The Rhythm feature is cool, but has some quirks that surprise me: It's not
a
cross-feed delay like the rhythm feature on my current looper and favorite
delay line, the Korg DL8000R, so it seems to not repeat the very first
iteration of the pattern exactly, takes one loop to settle in...or so it
seems so far; I'll have to study this more.... Also, I'd expect a rhythm
pattern to follow a newly tapped tempo, but as soon as you touch the tap
tempo footswitch to change that, the unit switches out of Rhythm mode into
straight delay. If you want to speed up or slow down an existing pattern,
you
have to retap it in, or dial in a new global BPM from the front. I may
discover that I can do this with MIDI foot control, but the normally very
knowledgeable folks in tc's tech-support area don't seem to know this
puppy
well enough yet to tell me how, and it ain't in the manual.

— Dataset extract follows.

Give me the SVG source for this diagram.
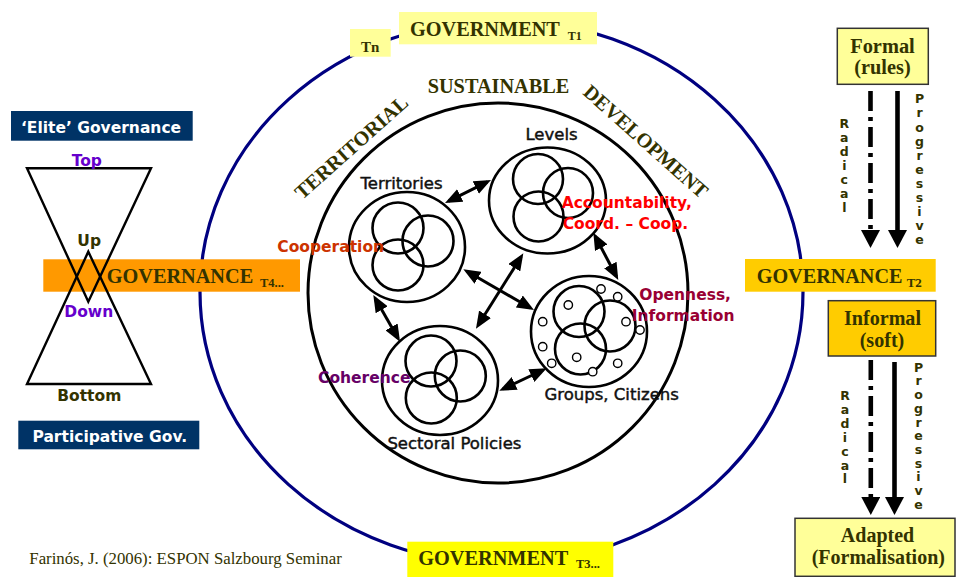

Noentheless, the D-2 is an inspiring tool, lots of fun right out of the
box.
I'll letya know when I get all the pieces together whether it does exactly
what I want...like the now-discontinued DL8000R, which I highly recommend
keeping an eye out for. It seems obvious to me that tc checked this piece
out
thoroughly when designing the D-2. So far I'm not sure it's clearly
superior.
I expect it to be, but, like I said, I haven't got it working yet!